Various cycles of two hemispheres, both in shape, location of the peak, length of cycle and double-peaked structure, present different characteristics. Here, cycle length varies between 116 and 152 for 12 cycles. For the same cycle, the length of the northern and southern hemispheres are not equivalent. For example, for C24, there are 21 months of difference, north 145 and south 124. However, the cumulative length of even–odd pairs approximately equal for two hemispheres.

The comparisons we have outlined, whether the results from time-varying wavelet spectral analysis or global power spectrum before and after filtering, imply the similarity and the difference in the characteristics of periods between the northern and southern hemispheres. In addition to about 11 years cycle, two hemispheres have 2–7 years short periods. For the 11-year cycle, the north is smaller than the south. Moreover, there are fundamental differences between the short periods of the two hemispheres, whether in length or strength. The magnitude characteristics of different periods in different durations are greatly inconsistent, especially in short periods.
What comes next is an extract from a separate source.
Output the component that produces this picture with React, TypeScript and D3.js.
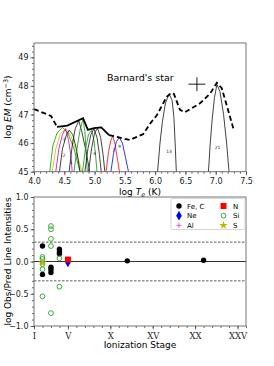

From decomposed monthly SSN for two hemispheres of C19 to C24 using PCA, as expected, whichever hemisphere it is, the changes in characteristics of each reconstructed cycle based on the first PC, were the same. But, based on the second and third PC, they are different. Specifically, the main determinant of the variation in various cycles is the second and the third PC, whichever the hemisphere is. As for the northern hemisphere, the contribution rate of the first PC accounts for about 81.07%; and for the southern hemisphere, the contribution rate of the first PC accounts for about 78.01%. The length of ascending phase is smaller than that of descending phase, whether the north or the south, but were different for the two hemispheres. As for the northern hemisphere, the first PC ascending phase lasts 44 months. However, as for the southern hemisphere, the first PC ascending phase lasts 45 months. It means, in general, the north peaked before the south.

Based on the first, second and third PC, we reconstructed hemispheric SSN. Note that beyond the difference in the shape of RSSN, based on the first PC, between the two hemispheres, the northern and southern hemispheres show different periods features of RSSN, based on the second and third PCs. The periods of the RSSN, based on the second PC are 48 months for the north, and 66 and 12 months for the south, respectively. For the short periods of the third PC, the south is a bit more complicated than the north and has 2 periods more than the north. So in total, there are significant differences between the two hemispheres, whether the original spectrum or the spectrum of a single component. All these may turn out, therefore, the differences between the two hemispheres are quite marked.

The general characteristics of the global sunspot cycle are comprehensive results of many factors from the northern and southern hemispheres. Both hemispheres have many different characteristics. We can view not only the differences from the first PC but also the more complicated differences created by the second and third PC. All these factors were combined to create the differences in cycles between the two hemispheres, such as the double-peaked structure. Some of the global double-peaked structures could be due to existing double peaks on two hemispheres. Whereas some attribute it to the asymmetry of the two hemispheres. Because of the large time difference existing between the peaks in both hemispheres, the double peak appeared when merged to global sunspot. For example, the typical double-peaked structure of C22 is composed of two atypical bimodal structures of the northern and southern hemispheres. Therefore, the characteristic of the global sunspot cycle is the average of two hemispheres.

The difference analysis of the temporal evolution, shape of hemispheric sunspot cycles and asymmetry are of great importance to improve the understanding of the global cycle variation and its evolution, to fully understand the physical mechanism of the solar periodic variation and hemispheric asymmetry. It should be necessary to study the sun’s origin, structure and evolution of the solar magnetic field, solar dynamo and so on.